Recorded data ->
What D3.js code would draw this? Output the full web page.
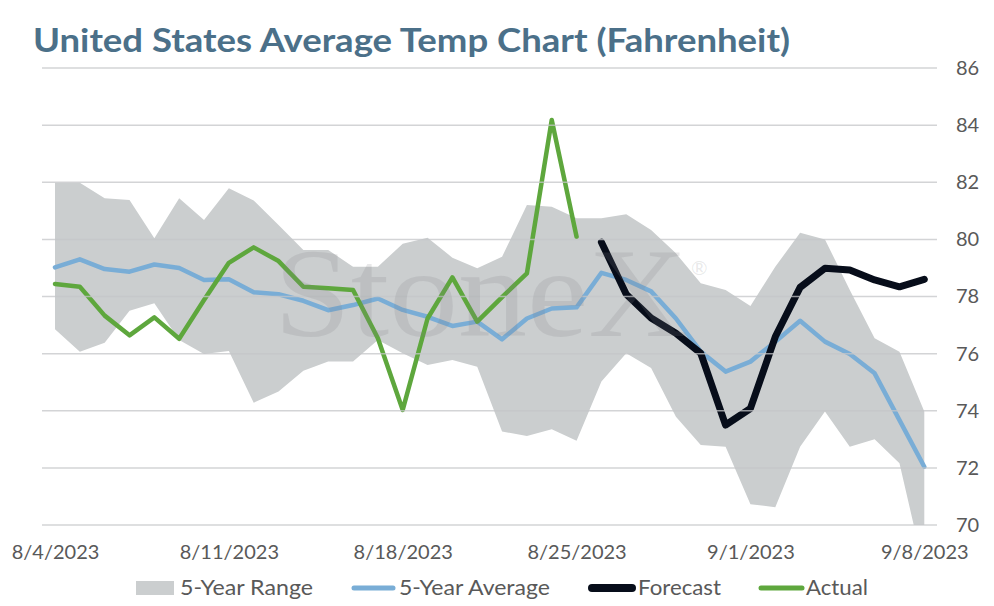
<!DOCTYPE html>
<html>
<head>
<meta charset="utf-8">
<script src="https://cdn.jsdelivr.net/npm/d3@7"></script>
<style>
  html, body { margin: 0; padding: 0; background: #fff; }
  svg { display: block; font-family: Lato, "Noto Sans", sans-serif; }
</style>
</head>
<body>
<svg id="chart" width="994" height="606"></svg>
<script>
// ---- data ----
const startDate = "2023-08-04";
const endDate = "2023-09-08";
const tickDates = ["2023-08-04", "2023-08-11", "2023-08-18", "2023-08-25", "2023-09-01", "2023-09-08"];
const tickLabels = ["8/4/2023", "8/11/2023", "8/18/2023", "8/25/2023", "9/1/2023", "9/8/2023"];
const yTicks = [70, 72, 74, 76, 78, 80, 82, 84, 86];

const rangeHigh = [81.98, 81.98, 81.44, 81.38, 80.04, 81.44, 80.68, 81.79, 81.36, 80.50, 79.63, 79.63,
  79.04, 79.04, 79.85, 80.06, 79.36, 78.99, 79.39, 81.20, 81.14, 80.74, 80.74, 80.88,
  80.33, 79.51, 78.46, 78.23, 77.67, 79.04, 80.23, 80.00, 78.23, 76.54, 76.07, 73.97];
const rangeLow = [76.85, 76.07, 76.38, 77.50, 77.76, 76.48, 75.99, 76.09, 74.28, 74.67, 75.40, 75.72,
  75.72, 76.48, 76.01, 75.60, 75.78, 75.54, 73.27, 73.12, 73.35, 72.95, 75.02, 76.01,
  75.50, 73.79, 72.80, 72.74, 70.73, 70.62, 72.74, 73.97, 72.74, 73.00, 72.16, 68.40];
const avg5 = [79.02, 79.30, 78.96, 78.87, 79.12, 79.00, 78.58, 78.60, 78.15, 78.08, 77.85, 77.52,
  77.70, 77.93, 77.53, 77.29, 76.97, 77.12, 76.50, 77.23, 77.58, 77.62, 78.83, 78.58,
  78.18, 77.23, 76.07, 75.37, 75.72, 76.42, 77.15, 76.42, 75.99, 75.31, 73.67, 72.04];
const actual = [78.44, 78.34, 77.33, 76.64, 77.27, 76.52, 77.88, 79.18, 79.72, 79.24, 78.34, 78.29,
  78.23, 76.54, 74.03, 77.23, 78.67, 77.12, 77.98, 78.81, 84.18, 80.09,
  null, null, null, null, null, null, null, null, null, null, null, null, null, null];
const forecast = [null, null, null, null, null, null, null, null, null, null, null, null,
  null, null, null, null, null, null, null, null, null, null,
  79.90, 78.08, 77.25, 76.71, 76.01, 73.50, 74.08, 76.59, 78.32, 78.99, 78.93, 78.58, 78.34, 78.60];

const legendItems = ["5-Year Range", "5-Year Average", "Forecast", "Actual"];

// ---- build ----
const parse = d3.utcParse("%Y-%m-%d");
const days = d3.utcDay.range(parse(startDate), d3.utcDay.offset(parse(endDate), 1));
const rows = days.map((d, i) => ({
  date: d, hi: rangeHigh[i], lo: rangeLow[i], avg: avg5[i], act: actual[i], fc: forecast[i]
}));

const svg = d3.select("#chart");
const x = d3.scaleUtc().domain([parse(startDate), parse(endDate)]).range([55, 924.3]);
const y = d3.scaleLinear().domain([70, 86]).range([525, 68]);

const colors = {
  band: "#cbcecf", avg: "#79add6", fc: "#070d1a", act: "#5ea73d",
  grid: "#d9d9d9", text: "#595959", title: "#4b7089"
};

svg.append("defs").append("clipPath").attr("id", "plotClip")
  .append("rect").attr("x", 30).attr("y", y(86)).attr("width", 920).attr("height", y(70) - y(86));

// Title
svg.append("text")
  .attr("x", 33).attr("y", 52)
  .attr("font-size", 32).attr("font-weight", 700)
  .attr("fill", colors.title)
  .attr("textLength", 757).attr("lengthAdjust", "spacingAndGlyphs")
  .text("United States Average Temp Chart (Fahrenheit)");

const plot = svg.append("g").attr("clip-path", "url(#plotClip)");

// band
plot.append("path").datum(rows)
  .attr("fill", colors.band)
  .attr("d", d3.area().x(d => x(d.date)).y0(d => y(d.lo)).y1(d => y(d.hi)));

// grid
svg.append("g").selectAll("line").data(yTicks).join("line")
  .attr("x1", 42).attr("x2", 937)
  .attr("y1", d => y(d)).attr("y2", d => y(d))
  .attr("stroke", "#c4c6c8")
  .attr("stroke-opacity", 0.75)
  .attr("stroke-width", 1.5);

// watermark
const wm = svg.append("g").attr("fill", "#7d8083").attr("fill-opacity", 0.18)
  .attr("font-family", "'Liberation Serif', 'DejaVu Serif', serif");
wm.append("text").attr("x", 274).attr("y", 336).attr("font-size", 126)
  .attr("textLength", 414).attr("lengthAdjust", "spacingAndGlyphs").text("StoneX");
wm.append("text").attr("x", 691).attr("y", 275).attr("font-size", 20)
  .attr("font-family", "Lato, sans-serif").text("®");

// lines
const lineGen = key => d3.line().defined(d => d[key] != null).x(d => x(d.date)).y(d => y(d[key]));

plot.append("path").datum(rows)
  .attr("fill", "none").attr("stroke", colors.avg).attr("stroke-width", 4.5)
  .attr("stroke-linejoin", "round").attr("stroke-linecap", "round")
  .attr("d", lineGen("avg"));

plot.append("path").datum(rows)
  .attr("fill", "none").attr("stroke", colors.act).attr("stroke-width", 4.5)
  .attr("stroke-linejoin", "round").attr("stroke-linecap", "round")
  .attr("d", lineGen("act"));

plot.append("path").datum(rows.filter(d => d.fc != null))
  .attr("fill", "none").attr("stroke", colors.fc).attr("stroke-width", 7)
  .attr("stroke-linejoin", "round").attr("stroke-linecap", "round")
  .attr("d", lineGen("fc"));

// right axis
const yAxis = svg.append("g").attr("transform", "translate(945,0)")
  .call(d3.axisRight(y).tickValues(yTicks).tickSize(0).tickPadding(11));
yAxis.select(".domain").remove();
yAxis.selectAll("text").attr("font-size", 20).attr("fill", colors.text)
  .attr("font-family", "Lato, sans-serif");

// bottom axis
const xAxis = svg.append("g").attr("transform", "translate(0,537)")
  .call(d3.axisBottom(x).tickValues(tickDates.map(parse)).tickSize(0).tickPadding(8)
    .tickFormat((d, i) => tickLabels[i]));
xAxis.select(".domain").remove();
xAxis.selectAll("text").attr("font-size", 20).attr("fill", colors.text)
  .attr("font-family", "Lato, sans-serif");

// legend
const lg = svg.append("g").attr("font-size", 21).attr("fill", colors.text);
const ly = 588;
lg.append("rect").attr("x", 136).attr("y", ly - 7).attr("width", 38).attr("height", 14).attr("fill", colors.band);
lg.append("text").attr("x", 180).attr("y", ly + 7).attr("textLength", 133).attr("lengthAdjust", "spacingAndGlyphs").text(legendItems[0]);
lg.append("line").attr("x1", 354).attr("x2", 393).attr("y1", ly).attr("y2", ly)
  .attr("stroke", colors.avg).attr("stroke-width", 5).attr("stroke-linecap", "round");
lg.append("text").attr("x", 399).attr("y", ly + 7).attr("textLength", 151).attr("lengthAdjust", "spacingAndGlyphs").text(legendItems[1]);
lg.append("line").attr("x1", 592).attr("x2", 632).attr("y1", ly).attr("y2", ly)
  .attr("stroke", colors.fc).attr("stroke-width", 8).attr("stroke-linecap", "round");
lg.append("text").attr("x", 638).attr("y", ly + 7).attr("textLength", 83).attr("lengthAdjust", "spacingAndGlyphs").text(legendItems[2]);
lg.append("line").attr("x1", 761).attr("x2", 802).attr("y1", ly).attr("y2", ly)
  .attr("stroke", colors.act).attr("stroke-width", 5).attr("stroke-linecap", "round");
lg.append("text").attr("x", 806).attr("y", ly + 7).attr("textLength", 62).attr("lengthAdjust", "spacingAndGlyphs").text(legendItems[3]);
</script>
</body>
</html>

Stated task -> Please quote the lines of the material, beginning with the first and ending with the one that contains "82, 84, 86];", exactly as written and without any pictures.

Result of this task ->
What D3.js code would draw this? Output the full web page.
<!DOCTYPE html>
<html>
<head>
<meta charset="utf-8">
<script src="https://cdn.jsdelivr.net/npm/d3@7"></script>
<style>
  html, body { margin: 0; padding: 0; background: #fff; }
  svg { display: block; font-family: Lato, "Noto Sans", sans-serif; }
</style>
</head>
<body>
<svg id="chart" width="994" height="606"></svg>
<script>
// ---- data ----
const startDate = "2023-08-04";
const endDate = "2023-09-08";
const tickDates = ["2023-08-04", "2023-08-11", "2023-08-18", "2023-08-25", "2023-09-01", "2023-09-08"];
const tickLabels = ["8/4/2023", "8/11/2023", "8/18/2023", "8/25/2023", "9/1/2023", "9/8/2023"];
const yTicks = [70, 72, 74, 76, 78, 80, 82, 84, 86];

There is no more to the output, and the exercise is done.